Let us remember this Last Supper; later the disciples received the Holy Spirit, later they grew into a full measure of understanding and of faith, of oneness with their Lord that could withstand hell and martyrdom, but are w e grown? Are we in the position of the disciples on those days? Are we not rather like the disciples who came to that Last Supper?
And so, when we come and when anguish tears at our souls, when we do not know our way and cannot see the ways of God, when fear is upon us, and dismay, when we can recognize in us all that happened that night, let us not be afraid, let us remember that even that night the Lord was in the midst of His disciples, holding the whole creation in the palm of His hand, while the prince of this world was already rejoicing in his seeming victory. Let us bring into the holy meal all ourselves, not only those aspects of our faith, of our heart, of our mind which are already somehow redeemed, transfigured, but also the darkest recesses of fear, of faithlessness — everything, knowing that this Meal is the pre-figuration of the Garden and Calvary of our salvation won, over all that we cannot overcome, by God. And that the victory of Christ on the Cross, the victory of life on death in the bodily Resurrection and the Ascension, in the gift of the Spirit to the disciples is also offered us.

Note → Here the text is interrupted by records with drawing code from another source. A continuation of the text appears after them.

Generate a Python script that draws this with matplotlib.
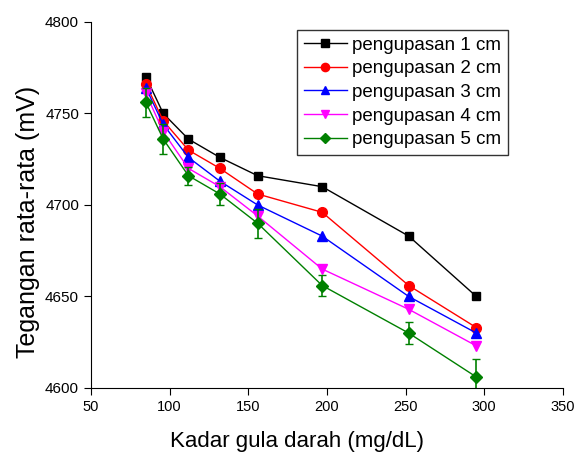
import numpy as np
import matplotlib.pyplot as plt

plt.rcParams['font.family'] = ['Liberation Sans', 'DejaVu Sans']

kadar = [85, 96, 112, 132, 156, 197, 252, 295]
v1 = [4770, 4750, 4736, 4726, 4716, 4710, 4683, 4650]
v2 = [4766, 4746, 4730, 4720, 4706, 4696, 4656, 4633]
v3 = [4764, 4744, 4726, 4713, 4700, 4683, 4650, 4630]
v4 = [4761, 4740, 4720, 4710, 4694, 4665, 4643, 4623]
v5 = [4756, 4736, 4716, 4706, 4690, 4656, 4630, 4606]
err5 = [8, 8, 5, 6, 8, 6, 6, 10]

labels = ['pengupasan 1 cm', 'pengupasan 2 cm', 'pengupasan 3 cm',
          'pengupasan 4 cm', 'pengupasan 5 cm']

fig = plt.figure(figsize=(5.75, 4.53), dpi=100)
ax = fig.add_axes([0.158, 0.1435, 0.821, 0.808])

ax.plot(kadar, v1, 'k-s', lw=1, ms=6, label=labels[0])
ax.plot(kadar, v2, '-o', color='red', lw=1, ms=7, label=labels[1])
ax.plot(kadar, v3, '-^', color='blue', lw=1, ms=7, label=labels[2])
ax.plot(kadar, v4, '-v', color='magenta', lw=1, ms=7, label=labels[3])
ax.errorbar(kadar, v5, yerr=err5, fmt='none', ecolor='green',
            capsize=3, elinewidth=1.2)
ax.plot(kadar, v5, '-D', color='green', lw=1, ms=6, label=labels[4])

ax.set_xlim(50, 350)
ax.set_ylim(4600, 4800)
ax.set_xticks([50, 100, 150, 200, 250, 300, 350])
ax.set_yticks([4600, 4650, 4700, 4750, 4800])
ax.spines['top'].set_visible(False)
ax.spines['right'].set_visible(False)
ax.tick_params(direction='out', length=5)
ax.tick_params(axis='x', labelsize=10.5)
ax.tick_params(axis='y', labelsize=11)

ax.set_xlabel('Kadar gula darah (mg/dL)', fontsize=16)
ax.set_ylabel('Tegangan rata-rata (mV)', fontsize=18)
ax.xaxis.set_label_coords(0.436, -0.118)
ax.yaxis.set_label_coords(-0.107, 0.454)

leg = ax.legend(loc='upper left', bbox_to_anchor=(0.5165, 0.934),
                bbox_transform=fig.transFigure, borderaxespad=0,
                fontsize=13.5, frameon=True, fancybox=False,
                edgecolor='black', handlelength=2.3, handletextpad=0.3,
                borderpad=0.35, labelspacing=0.35, markerscale=0.85)
leg.get_frame().set_linewidth(1)

fig.savefig('out.png', dpi=100)
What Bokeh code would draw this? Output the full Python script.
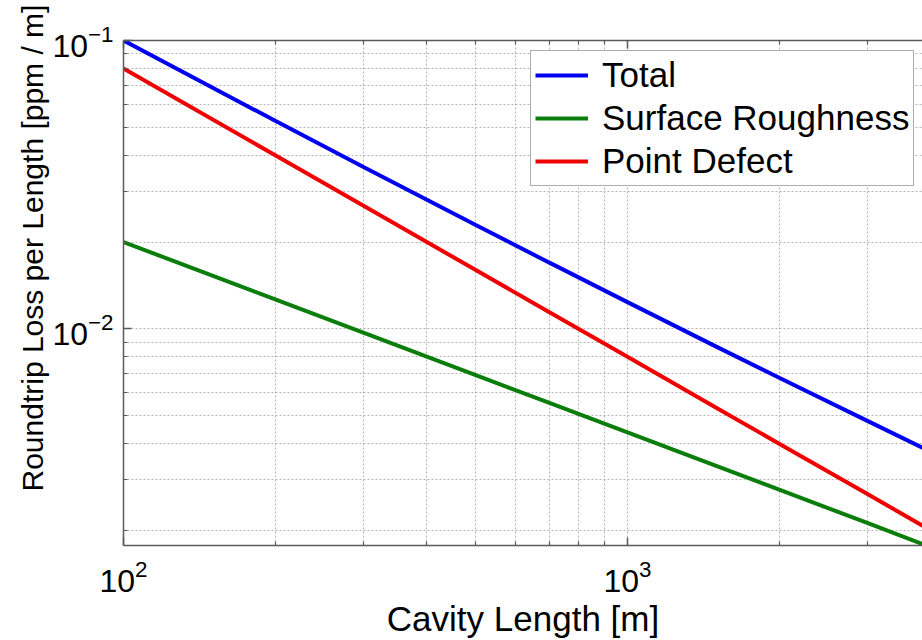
from bokeh.plotting import figure
from bokeh.models import LogAxis, FixedTicker, LogTickFormatter, Legend, LegendItem, Title, Range1d, CustomJSTickFormatter
from bokeh.embed import file_html
from bokeh.resources import INLINE

# Data (ppm / m versus cavity length in m)
cavity_length = [100, 200, 300, 500, 700, 1000, 1500, 2000, 3000, 4000]
total_loss = [0.1000, 0.05266, 0.03635, 0.02291, 0.01697, 0.01238, 0.00868, 0.00677, 0.00479, 0.00375]
surface_roughness = [0.0200, 0.01266, 0.00968, 0.00691, 0.00554, 0.00438, 0.00335, 0.00277, 0.00212, 0.00175]
point_defect = [0.0800, 0.0400, 0.02667, 0.0160, 0.01143, 0.00800, 0.00533, 0.00400, 0.00267, 0.00200]

series_names = ["Total", "Surface Roughness", "Point Defect"]
series_colors = ["#0000f0", "#0a7d0a", "#f00000"]

x_major_ticks = [100, 1000]
x_minor_ticks = [200, 300, 400, 500, 600, 700, 800, 900, 2000, 3000]
y_major_ticks = [0.01, 0.1]
y_minor_ticks = [0.002, 0.003, 0.004, 0.005, 0.006, 0.007, 0.008, 0.009,
                 0.02, 0.03, 0.04, 0.05, 0.06, 0.07, 0.08, 0.09]

FONT = "Liberation Sans"
AXIS_COLOR = "#5a5a5a"
GRID_COLOR = "#b4b4b4"

p = figure(width=922, height=640, x_axis_type="log", y_axis_type="log",
           x_range=Range1d(100, 3850), y_range=Range1d(0.001774, 0.1),
           output_backend="svg", toolbar_location=None,
           min_border_left=123, min_border_right=0, min_border_top=40, min_border_bottom=94)
p.outline_line_color = None
p.background_fill_color = "white"
p.border_fill_color = "white"

renderers = []
for ys, c in zip([total_loss, surface_roughness, point_defect], series_colors):
    r = p.line(cavity_length, ys, line_color=c, line_width=4)
    renderers.append(r)

def style_axis(ax, ticks, minor, show_labels=True):
    ax.ticker = FixedTicker(ticks=ticks, minor_ticks=minor)
    ax.axis_line_color = AXIS_COLOR
    ax.axis_line_width = 1.5
    ax.major_tick_line_color = AXIS_COLOR
    ax.minor_tick_line_color = AXIS_COLOR
    ax.major_tick_line_width = 1.5
    ax.minor_tick_line_width = 1.2
    ax.major_tick_in = 8
    ax.major_tick_out = 0
    ax.minor_tick_in = 4
    ax.minor_tick_out = 0
    ax.major_label_text_font = FONT
    ax.major_label_text_color = "black"
    ax.major_label_text_font_size = "32px"
    if show_labels:
        ax.formatter = LogTickFormatter()
        ax.major_label_standoff = 10
    else:
        ax.formatter = CustomJSTickFormatter(code="return '';")
        ax.major_label_standoff = 0

xax = p.xaxis[0]
yax = p.yaxis[0]
style_axis(xax, x_major_ticks, x_minor_ticks)
style_axis(yax, y_major_ticks, y_minor_ticks)
xax.major_label_standoff = 14
xax.axis_label = "Cavity Length [m]"
xax.axis_label_text_font = FONT
xax.axis_label_text_font_size = "35px"
xax.axis_label_text_font_style = "normal"
xax.axis_label_text_color = "black"
xax.axis_label_standoff = 4

top_ax = LogAxis()
style_axis(top_ax, x_major_ticks, x_minor_ticks, show_labels=False)
p.add_layout(top_ax, "above")

ytitle = Title(text="Roundtrip Loss per Length [ppm / m]", align="left", offset=54,
               text_font=FONT, text_font_size="30px", text_font_style="normal",
               text_color="black", standoff=2)
p.add_layout(ytitle, "left")

for g in (p.xgrid[0], p.ygrid[0]):
    g.grid_line_color = GRID_COLOR
    g.grid_line_dash = "2 2"
    g.grid_line_width = 1
    g.minor_grid_line_color = GRID_COLOR
    g.minor_grid_line_dash = "2 2"
    g.minor_grid_line_width = 1

legend = Legend(items=[LegendItem(label=n, renderers=[r]) for n, r in zip(series_names, renderers)],
                location=(407, 359), margin=0, padding=4, spacing=3,
                glyph_width=53, glyph_height=30, label_height=30, label_standoff=14,
                label_text_font=FONT, label_text_font_size="35px", label_text_color="black",
                border_line_color=AXIS_COLOR, border_line_width=1.5,
                background_fill_color="white", background_fill_alpha=1.0)
p.add_layout(legend)

open("out.html", "w").write(file_html(p, INLINE))
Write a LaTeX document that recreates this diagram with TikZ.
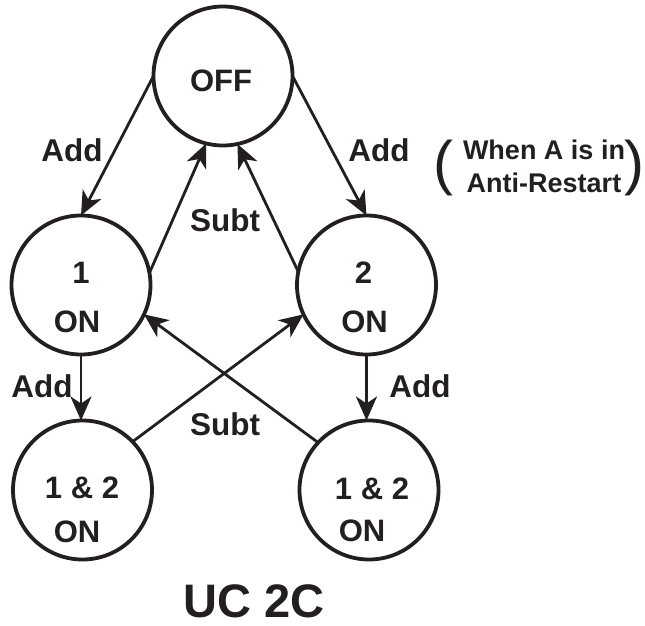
\documentclass[tikz,border=0pt]{standalone}
\usepackage{fontspec}
\setmainfont{Liberation Sans}
\usetikzlibrary{arrows.meta}
\definecolor{ink}{RGB}{35,31,32}
\begin{document}
\begin{tikzpicture}[x=1pt,y=-1pt,
  state/.style={circle, draw=ink, line width=3.8pt, minimum size=139pt, inner sep=0pt, outer sep=0pt},
  txt/.style={font=\fontsize{31}{31}\bfseries\selectfont, text=ink, inner sep=0pt, anchor=center},
  lbl/.style={font=\fontsize{31.5}{31.5}\bfseries\selectfont, text=ink, inner sep=0pt, anchor=center},
  note/.style={font=\fontsize{27}{27}\bfseries\selectfont, text=ink, inner sep=0pt, anchor=center},
  paren/.style={font=\fontsize{60}{60}\selectfont, text=ink, inner sep=0pt},
  arr/.style={draw=ink, line width=2.8pt, -{Stealth[length=24pt,width=21pt,inset=7pt]}},
]
\useasboundingbox (0,0) rectangle (645,626);

% states
\node[state] (off) at (223,76) {};
\node[state] (n1) at (81,285) {};
\node[state] (n2) at (366.5,285) {};
\node[state] (l12) at (82.5,490) {};
\node[state] (r12) at (369,490) {};

% state texts
\node[txt] (tOFF) at (221,81) {OFF};
\node[txt] (t1a) at (81,272.5) {1};
\node[txt] (t1b) at (77,322) {ON};
\node[txt] (t2a) at (363.5,273) {2};
\node[txt] (t2b) at (364.5,322) {ON};
\node[txt] (t3a) at (82,488) {1 \& 2};
\node[txt] (t3b) at (77,532) {ON};
\node[txt] (t4a) at (372,489) {1 \& 2};
\node[txt] (t4b) at (362,531) {ON};

% connectors
\draw[arr] (off.west) -- (n1.north);
\draw[arr] (off.east) -- (n2.north);
\draw[arr] (n1.10.7) -- (off.256.5);
\draw[arr] (n2.169.6) -- (off.282.7);
\draw[arr] (n1.south) -- (n1.south |- l12.north);
\draw[arr] (n2.south) -- (n2.south |- r12.north);
\draw[arr] (l12.44) -- (n2.205.7);
\draw[arr] (r12.137) -- (n1.335);

% labels
\node[lbl] (a1) at (72,150) {Add};
\node[lbl] (a2) at (379,150) {Add};
\node[lbl] (s1) at (225,220) {Subt};
\node[lbl] (a3) at (42,386) {Add};
\node[lbl] (a4) at (420,386) {Add};
\node[lbl] (s2) at (225,424) {Subt};

\node[note] (w1) at (544,150) {When A is in};
\node[note] (w2) at (544,182.5) {Anti-Restart};
\node[paren, anchor=center] (pl) at (443,168) {(};
\node[paren, anchor=east] (pr) at (645,168) {)};

\node[font=\fontsize{47}{47}\bfseries\selectfont, text=ink, inner sep=0pt] (title) at (254,601) {UC 2C};
\end{tikzpicture}
\end{document}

But it will take us all our honesty, all our faith, all the endeavour and courage of which we are capable, to receive what is been given. One of the Fathers of old said, ‘Give your blood, and you shall receive the Holy Spirit’. It is only if we give ourselves, if we surrender ourselves, if we bring ourselves as a live, living offering to God for Him to do with us whatever He chooses, that suddenly we discover that peace has come, because the Lord stands in the midst of the storm, and projects upon it His peace commanding the seas to be still and the wind to be silent.
Let us therefore bring ourselves without reservation, all of ourselves, to God in the Holy Meal, receive from Him, with fear and faith, communion, that is community of life with Him. And community of life means life, it means the victory of God, it means that all things shall be resolved and then we will be able to say with faith, that is not dismayed by fear, by doubt, by hesitation, ‘Let the worse happen — I will still believe and still praise the Lord’. But the worse does not happen; what happens is the best, because God is free to act whenever we allow Him this freedom. Amen.